Indagine sulle feste

Ci sono tante scene cinematografiche di feste che rendono perfettamente l’idea di cosa sia una festa anche per una persona che per assurdo non ne avesse mai vista una, ma ce n’è una che mi torna sempre in mente, fortissima, persino definitiva. È una festa in una casa di campagna in un bellissimo film francese di Oliver Assayas ambientato negli anni Settanta con protagonisti due adolescenti della provincia parigina che si chiama L’eau froide (1994). In questa grande casa, che sembra disabitata, abbandonata, si trovano ragazzi e ragazze ripresi dalla telecamera senza una direzione precisa; ci sono i baci, c’è la droga, si accende un falò sul prato davanti alla costruzione. Un pezzo dei Credence Clearwater Revival (“Up Around The Bend”) messo sul giradischi rompe la narcosi collettiva. Alcuni ragazzi iniziano a frantumare i vetri delle finestre con le sedie e poi a buttare le sedie nel falò, con la fiamma che diventa sempre più alta e incontrollata. Altri ragazzi iniziano a uscire di corsa dalla casa per andare a ballare davanti al fuoco.
Sono gli anni Settanta – e la casa vandalizzata è un simbolo didascalico dell’istituzione famigliare da abbattere – ma c’è una universalità. Il momento veramente importante della lunga scena (circa quindici minuti), che può passare quasi inosservato, è quando il pezzo dei Credence Clearwater s’interrompe con il rumore del graffio della puntina del giradischi sul vinile e poi, dopo qualche secondo, viene rimesso daccapo. A me sembra che proprio il trucco di rimettere la canzone daccapo – non ricordo altri film in cui questo succede – corrisponda esattamente alla ricerca di quell’istante perfetto di cui parlavo prima. Rimettere la canzone che ha prodotto l’attimo fuggente di felicità e libertà per riprovarlo. A questo punto nella scena si vede una cosa molto vera: un ragazzo gira intorno al fuoco camminando e si va a sedere un po’ in disparte su un muretto per guardare gli altri che ballano, poi la telecamera si sposta su un altro ragazzo, che invece sta ballando con le braccia aperte come un uccello che vola, l’oggetto dello sguardo del ragazzo seduto sul muretto.

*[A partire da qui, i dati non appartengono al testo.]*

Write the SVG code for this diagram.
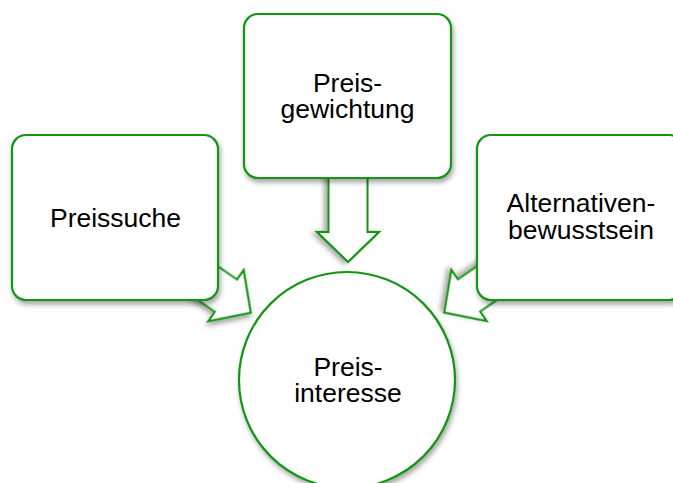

Ed è esattamente questo l’aspetto umanamente più forte di ogni festa: il fatto che ogni volta c’è qualcuno perfettamente dentro quella particolare situazione emotiva e qualcun altro che invece resta fuori e, guardando quelli dentro, si sente sempre più fuori. Questo, in fondo, succede sempre, persino a una festa di bambini in età pre-scolare. Quella persona seduta sul muretto non vuoi essere tu, così come non vuoi che sia tuo figlio.